The development of our cyber defences, as well as offensive capabilities must be accelerated urgently and intelligence services expanded to counter and inflict severe damage to Russian espionage agencies.
Some argue that punitive Western moves will drive Russia into China's arms. It is already there: Russia is the biggest single recipient of Chinese financial support globally, and Putin and Xi have established a military alliance.
Where Putin demands that NATO pull back, it should push forward. Some may see this as provocative, but it is in fact a sign of strength which will do more to deter Putin than appeasing him.
[Putin] knows that NATO poses no military threat to Russia and that it is a purely defensive alliance. If it is to restore the credibility it once had, which Biden's Afghanistan debacle did much to undermine, NATO must regain its strength — not only in military power but also the demonstrable political will to use it.
As Israel often reminds us over Iran, if a leader threatens us with annihilation we cannot afford to hope he is not serious. Had the world focused on getting rid of Hitler in the 1930s rather than appeasing him, we may not have seen the horror of a global war that killed 70 million people.

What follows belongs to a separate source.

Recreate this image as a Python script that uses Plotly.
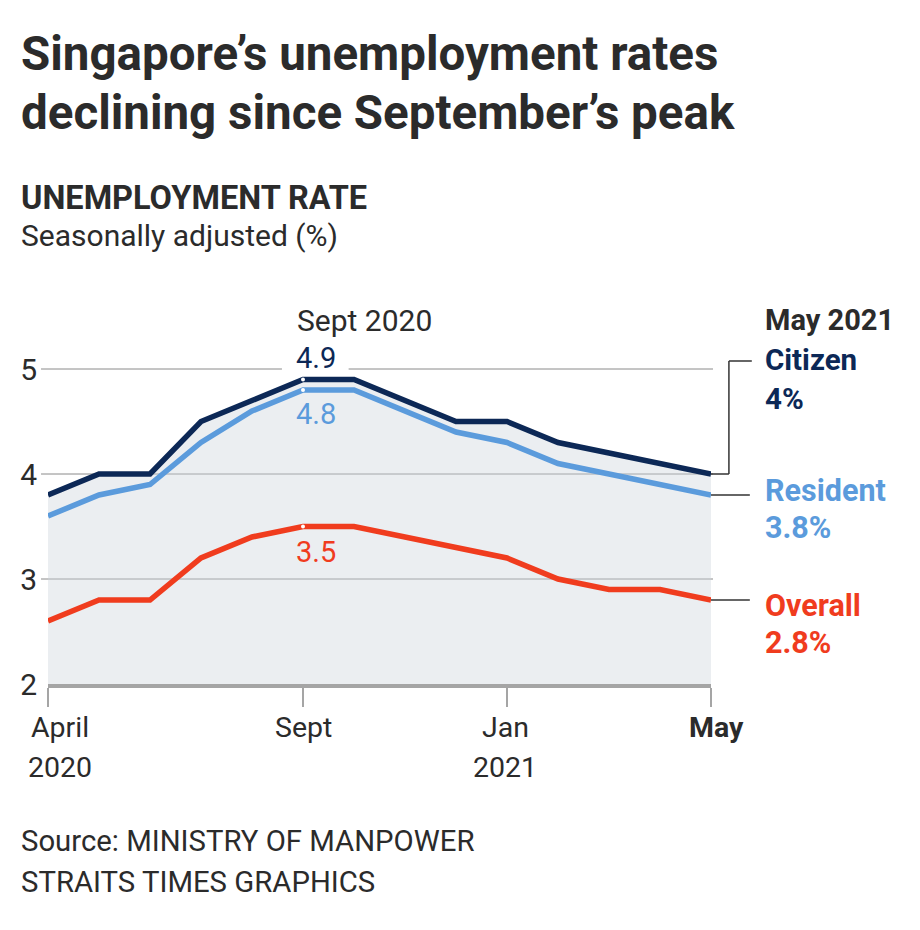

The urgency of a Western message of strength goes even beyond Russia. China's President Xi has greater territorial ambitions than Putin, and they are being played out today in every continent around the world. Xi's Ukraine is Taiwan, and it may be that visiting catastrophe on Russia's dictator will deter his friend in Beijing.
NATO's strategic objective should now be to bring down Russian President Vladimir Putin and see him replaced by a less dangerous leader. If he fails, harsh constraints are imposed on Russian oligarchs, and suffering is inflicted on ordinary citizens by Western diplomatic and economic action; his current adventure might cause him to self-destruct.
If that does not happen, Putin will remain a permanent threat to NATO, Europe and the world. Russian law now allows him to hold onto power at least until 2036. He apparently aims to re-create the Soviet Union in a new form and restore Russia's superpower status by pushing NATO back, regaining Moscow's dominion over its eastern neighbours. He is now also demanding the nuclear disarming of Europe.